Electric sportscar maker Tesla Motors, which has yet to book a profit, said its fourth quarter 2010 loss was US$51.4m compared with $34.9m the previous quarter as improved gross margin was offset by increased spending on research and development and expanded sales and marketing.

Q4 sales rose 16% to $36.3m and gross margin improved to 31% from 30%.

Full year sales of $116.7m compared with $111.9m in 2009 and gross margin improved to 26% from 9%.

Net loss for the year was $154.3m compared with $55.7m in the red for 2009.

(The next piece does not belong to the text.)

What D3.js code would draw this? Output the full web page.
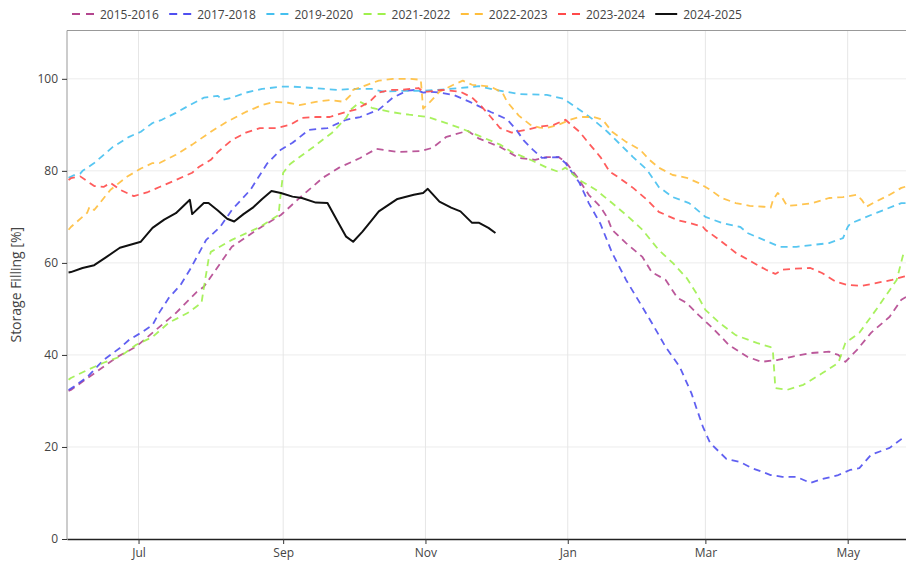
<!DOCTYPE html>
<meta charset="utf-8">
<script src="https://d3js.org/d3.v7.min.js"></script>
<style>
  body { margin: 0; background: #fff; }
  text { font-family: "Open Sans", sans-serif; }
</style>
<div id="chart"></div>
<script>

// storage filling per season, [month-day, percent]; Jun-Dec is the first year, Jan-May the second
var s1516 = [["06-01",32.2],["06-02",32.4],["06-12",36.0],["06-22",39.6],["06-30",41.8],["07-10",46.1],["07-17",49.1],["07-26",53.7],["07-29",54.8],["08-10",63.5],["08-22",67.6],["08-31",70.4],["09-08",74.1],["09-18",78.5],["09-25",80.7],["10-04",82.8],["10-11",84.8],["10-20",84.1],["10-30",84.3],["11-04",85.0],["11-10",87.4],["11-19",88.7],["11-24",87.0],["12-03",85.2],["12-11",82.8],["12-18",82.4],["12-23",83.0],["12-28",83.0],["12-31",82.0],["01-05",78.7],["01-10",74.8],["01-15",72.2],["01-18",69.8],["01-20",67.2],["01-26",64.3],["02-02",61.3],["02-06",58.0],["02-12",56.3],["02-17",52.4],["02-21",51.3],["02-26",48.7],["03-04",45.9],["03-11",42.2],["03-19",39.6],["03-25",38.5],["04-01",38.9],["04-07",39.6],["04-15",40.4],["04-23",40.7],["04-27",40.0],["04-30",38.5],["05-05",41.1],["05-11",44.8],["05-19",48.3],["05-24",52.0],["05-26",52.6]];

var s1718 = [["06-01",32.4],["06-03",33.0],["06-09",35.2],["06-16",38.9],["06-23",41.5],["06-27",43.3],["07-02",44.8],["07-07",46.5],["07-10",49.3],["07-14",52.4],["07-19",55.2],["07-23",58.5],["07-30",65.0],["08-05",67.8],["08-10",71.5],["08-18",75.9],["08-25",81.5],["08-31",84.6],["09-05",86.1],["09-12",88.9],["09-20",89.3],["09-28",91.1],["10-04",91.7],["10-12",93.3],["10-18",95.9],["10-24",97.4],["10-28",97.6],["10-31",97.0],["11-03",97.2],["11-07",97.0],["11-13",96.5],["11-20",95.0],["11-29",92.8],["12-06",91.2],["12-10",88.9],["12-13",86.7],["12-17",84.6],["12-21",82.8],["12-28",83.0],["12-31",81.7],["01-06",77.4],["01-10",73.0],["01-15",68.5],["01-20",62.2],["01-26",56.3],["02-02",50.4],["02-06",47.0],["02-12",41.7],["02-18",37.4],["02-23",31.7],["02-25",28.7],["02-28",24.3],["03-03",20.9],["03-10",17.4],["03-16",16.7],["03-21",15.4],["03-29",13.9],["04-03",13.5],["04-09",13.5],["04-15",12.2],["04-20",13.0],["04-27",13.9],["05-02",15.0],["05-06",15.4],["05-11",18.3],["05-19",19.8],["05-24",21.7],["05-26",22.3]];

var s1920 = [["06-01",78.5],["06-03",79.0],["06-06",79.4],["06-07",80.0],["06-12",81.7],["06-20",85.2],["06-27",87.4],["07-02",88.5],["07-07",90.4],["07-11",91.1],["07-17",92.6],["07-23",94.3],["07-29",95.9],["08-04",96.3],["08-06",95.4],["08-10",95.9],["08-16",97.0],["08-23",97.8],["08-31",98.3],["09-05",98.3],["09-14",98.0],["09-24",97.6],["10-01",97.8],["10-09",97.8],["10-14",97.2],["10-22",97.4],["10-31",97.4],["11-06",97.6],["11-16",98.0],["11-24",98.4],["12-01",97.6],["12-11",96.7],["12-23",96.5],["12-30",95.7],["01-06",93.3],["01-12",91.1],["01-18",88.5],["01-23",86.0],["01-29",83.0],["02-04",80.2],["02-09",76.5],["02-15",74.3],["02-22",73.0],["03-01",70.0],["03-08",68.7],["03-16",67.8],["03-19",66.5],["03-26",65.0],["04-02",63.5],["04-09",63.5],["04-16",63.9],["04-23",64.3],["04-29",65.4],["05-01",67.8],["05-02",68.5],["05-11",70.4],["05-24",73.0],["05-26",73.0]];

var s2122 = [["06-01",34.6],["06-02",35.0],["06-09",36.7],["06-16",38.3],["06-23",39.6],["06-30",42.2],["07-07",43.9],["07-14",47.0],["07-22",49.1],["07-28",51.3],["07-29",54.6],["07-31",60.7],["08-01",62.4],["08-10",65.0],["08-22",67.8],["08-30",70.4],["08-31",75.2],["09-01",79.6],["09-04",81.5],["09-14",85.2],["09-22",88.3],["09-28",91.5],["09-30",93.3],["10-04",95.0],["10-09",93.7],["10-17",92.8],["10-25",92.2],["11-02",91.7],["11-08",90.7],["11-16",89.3],["11-24",87.6],["12-03",85.7],["12-08",84.1],["12-16",82.4],["12-23",80.7],["12-28",79.8],["12-31",80.7],["01-06",78.0],["01-13",75.9],["01-20",73.0],["01-27",70.0],["02-02",67.2],["02-09",62.8],["02-15",60.0],["02-21",56.7],["02-25",53.5],["03-01",49.8],["03-07",47.0],["03-14",44.3],["03-23",42.6],["03-29",41.7],["03-30",40.4],["03-31",32.8],["04-05",32.4],["04-12",33.5],["04-20",36.0],["04-27",38.3],["04-30",42.6],["05-06",44.8],["05-14",50.4],["05-22",56.3],["05-25",62.2],["05-26",62.5]];

var s2223 = [["06-01",67.2],["06-02",67.8],["06-09",70.9],["06-10",72.2],["06-12",71.5],["06-19",75.9],["06-26",78.7],["07-02",80.5],["07-07",81.7],["07-10",81.7],["07-17",83.5],["07-24",85.7],["08-01",88.5],["08-08",90.7],["08-16",92.8],["08-23",94.3],["08-28",95.0],["09-03",94.8],["09-08",94.3],["09-15",95.0],["09-21",95.4],["09-27",95.0],["09-30",96.5],["10-01",97.6],["10-07",98.7],["10-12",99.6],["10-18",100.0],["10-25",100.0],["10-30",99.8],["10-31",93.5],["11-03",95.0],["11-07",97.2],["11-13",98.7],["11-17",99.6],["11-21",98.7],["11-29",98.3],["12-04",97.0],["12-06",95.0],["12-11",92.0],["12-16",90.0],["12-20",89.4],["12-23",89.3],["12-28",90.0],["01-02",91.1],["01-06",91.7],["01-12",91.7],["01-16",91.1],["01-20",88.5],["01-26",86.3],["02-01",84.6],["02-05",82.4],["02-09",80.7],["02-15",79.1],["02-21",78.5],["02-26",77.4],["03-03",75.9],["03-08",74.1],["03-14",73.0],["03-20",72.4],["03-26",72.2],["03-29",72.0],["03-30",73.7],["04-01",75.2],["04-03",74.1],["04-05",72.4],["04-10",72.6],["04-16",73.0],["04-23",74.1],["04-29",74.3],["05-05",74.8],["05-07",73.7],["05-09",72.2],["05-13",73.3],["05-19",74.8],["05-24",76.3],["05-26",76.6]];

var s2324 = [["06-01",78.0],["06-02",78.4],["06-06",78.8],["06-12",76.7],["06-16",76.5],["06-19",77.4],["06-23",75.9],["06-29",74.5],["07-05",75.4],["07-10",76.5],["07-17",78.0],["07-24",79.6],["07-27",80.9],["08-01",82.4],["08-04",84.1],["08-10",86.7],["08-16",88.3],["08-22",89.3],["08-29",89.3],["09-04",90.0],["09-09",91.5],["09-15",91.7],["09-21",91.7],["09-28",92.8],["10-02",93.3],["10-08",95.0],["10-12",97.0],["10-17",97.6],["10-22",97.6],["10-29",98.0],["10-31",97.2],["11-02",97.2],["11-08",97.6],["11-16",97.2],["11-21",95.9],["11-25",94.0],["11-29",91.7],["12-03",89.3],["12-08",88.3],["12-14",88.9],["12-20",89.6],["12-26",90.0],["12-31",91.1],["01-06",88.5],["01-10",86.0],["01-15",83.0],["01-19",79.8],["01-23",78.5],["01-29",76.3],["02-04",73.7],["02-09",71.1],["02-17",69.3],["02-22",68.7],["02-28",67.8],["03-01",67.2],["03-07",65.0],["03-14",62.2],["03-21",60.2],["03-27",58.5],["03-31",57.6],["04-03",58.5],["04-07",58.7],["04-15",58.9],["04-20",57.8],["04-26",55.9],["05-01",55.2],["05-07",55.0],["05-14",55.7],["05-20",56.3],["05-25",57.0],["05-26",57.1]];

var s2425 = [["06-01",57.9],["06-02",58.0],["06-07",58.9],["06-12",59.5],["06-17",61.2],["06-23",63.3],["07-02",64.6],["07-07",67.6],["07-12",69.4],["07-17",70.8],["07-23",73.7],["07-24",70.6],["07-29",73.0],["07-31",73.0],["08-04",71.4],["08-08",69.6],["08-11",69.0],["08-15",70.6],["08-19",72.0],["08-23",73.9],["08-27",75.6],["08-31",75.2],["09-05",74.4],["09-09",74.1],["09-15",73.1],["09-20",73.0],["09-24",69.3],["09-28",65.7],["10-01",64.6],["10-05",66.8],["10-09",69.3],["10-12",71.2],["10-20",73.9],["10-27",74.8],["10-31",75.2],["11-02",76.1],["11-07",73.3],["11-12",72.0],["11-16",71.2],["11-21",68.7],["11-24",68.7],["11-28",67.6],["12-01",66.5]];

var seasonNames = ["2015-2016", "2017-2018", "2019-2020", "2021-2022", "2022-2023", "2023-2024", "2024-2025"];
var seasonColors = ["#b4468f", "#4f4ff0", "#45c0ef", "#9ff04c", "#ffbe3c", "#ff4a4a", "#111111"];
var seasonValues = [s1516, s1718, s1920, s2122, s2223, s2324, s2425];

var yTicks = [0, 20, 40, 60, 80, 100];
var xTickDays = ["07-01", "09-01", "11-01", "01-01", "03-01", "05-01"];

// month-day -> date on one season axis
function toDate(md) {
  var m = +md.slice(0, 2), d = +md.slice(3, 5);
  return new Date(m >= 6 ? 2024 : 2025, m - 1, d);
}

var W = 906, H = 562;
var plotL = 67, plotT = 30.5, plotB = 539, plotR = 906;

var svg = d3.select("#chart").append("svg")
  .attr("width", W)
  .attr("height", H);

var x = d3.scaleTime()
  .domain([new Date(2024, 4, 31, 8), new Date(2025, 4, 26)])
  .range([plotL, plotR]);

var y = d3.scaleLinear()
  .domain([0, 110.5])
  .range([plotB, plotT]);

svg.append("clipPath").attr("id", "plotclip")
  .append("rect")
    .attr("x", plotL).attr("y", plotT)
    .attr("width", plotR - plotL).attr("height", plotB - plotT);

// grid
svg.append("g")
  .selectAll("line")
  .data(yTicks.slice(1))
  .enter().append("line")
    .attr("x1", plotL).attr("x2", plotR)
    .attr("y1", function(d) { return y(d); })
    .attr("y2", function(d) { return y(d); })
    .style("stroke", "#ececec");

svg.append("g")
  .selectAll("line")
  .data(xTickDays)
  .enter().append("line")
    .attr("x1", function(d) { return x(toDate(d)); })
    .attr("x2", function(d) { return x(toDate(d)); })
    .attr("y1", plotT).attr("y2", plotB)
    .style("stroke", "#e6e6e6");

// frame top and left
svg.append("line")
  .attr("x1", plotL).attr("x2", plotR).attr("y1", plotT).attr("y2", plotT)
  .style("stroke", "#999");
svg.append("line")
  .attr("x1", plotL).attr("x2", plotL).attr("y1", plotT).attr("y2", plotB)
  .style("stroke", "#999");

// lines
var line = d3.line()
  .x(function(d) { return x(toDate(d[0])); })
  .y(function(d) { return y(d[1]); });

var plot = svg.append("g").attr("clip-path", "url(#plotclip)");
seasonValues.forEach(function(vals, i) {
  var last = i === seasonValues.length - 1;
  plot.append("path")
    .datum(vals)
    .attr("d", line)
    .style("fill", "none")
    .style("stroke", seasonColors[i])
    .style("stroke-width", last ? 2 : 1.8)
    .style("stroke-opacity", last ? 1 : 0.9)
    .style("stroke-dasharray", last ? null : "7,5")
    .style("stroke-linejoin", "round");
});

// axes
var yAxis = svg.append("g")
  .attr("transform", "translate(" + plotL + ",0)")
  .call(d3.axisLeft(y).tickValues(yTicks).tickSize(5).tickPadding(4));
yAxis.select(".domain").remove();

var xAxis = svg.append("g")
  .attr("transform", "translate(0," + plotB + ")")
  .call(d3.axisBottom(x).tickValues(xTickDays.map(toDate))
    .tickFormat(d3.timeFormat("%b")).tickSize(5).tickPadding(4)
    .tickSizeOuter(0));
xAxis.select(".domain").style("stroke", "#222").style("stroke-width", 1.5);

svg.selectAll(".tick line").style("stroke", "#333");
svg.selectAll(".tick text")
  .style("font-family", "'Open Sans', sans-serif")
  .style("font-size", "12px")
  .style("fill", "#444");

svg.append("text")
  .attr("transform", "translate(21," + ((plotT + plotB) / 2) + ") rotate(-90)")
  .style("text-anchor", "middle")
  .style("font-size", "14px")
  .style("fill", "#444")
  .text("Storage Filling [%]");

// legend
var legend = svg.append("g")
  .selectAll("g")
  .data(seasonNames)
  .enter().append("g")
    .attr("transform", function(d, i) { return "translate(" + (72 + i * 97.2) + ",14)"; });

legend.append("line")
  .attr("x1", 0).attr("x2", 22).attr("y1", 0).attr("y2", 0)
  .style("stroke", function(d, i) { return seasonColors[i]; })
  .style("stroke-width", 2)
  .style("stroke-dasharray", function(d, i) { return i === 6 ? null : "8,6"; });

legend.append("text")
  .attr("x", 28).attr("y", 4.5)
  .style("font-size", "12px")
  .style("fill", "#444")
  .text(function(d) { return d; });

</script>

Tesla CEO Elon Musk said: “Our powertrain team delivered solid results, with an increase in orders and record deliveries of battery packs and chargers for the Daimler Smart Fortwo electric drive, the completion of our development programme for the Daimler A-Class, and the commencement of the phase one development program for the Toyota RAV4 EV.”

Toyota took a $50m stake in Tesla last year and subsequently ploughed another $60m into the electric RAV4 programme.

Tesla said it remained on schedule for first deliveries of its Model S luxury sedan EV in mid-2012 which will be made at the former GM-Toyota Nummi factory in Fremont, California.

Installation of the manufacturing equipment continues on schedule, including “significant progress” with the installation of the hydraulic press line, the automaker said.

Tesla said it purchased over $17m of manufacturing equipment and spare parts from NUMMI and Toyota, “all of which was acquired at significant discounts compared to new equipment”.

Tesla delivered its 1,500th Roadster during the fourth quarter and claims over 3,700 Model S ‘reservations’.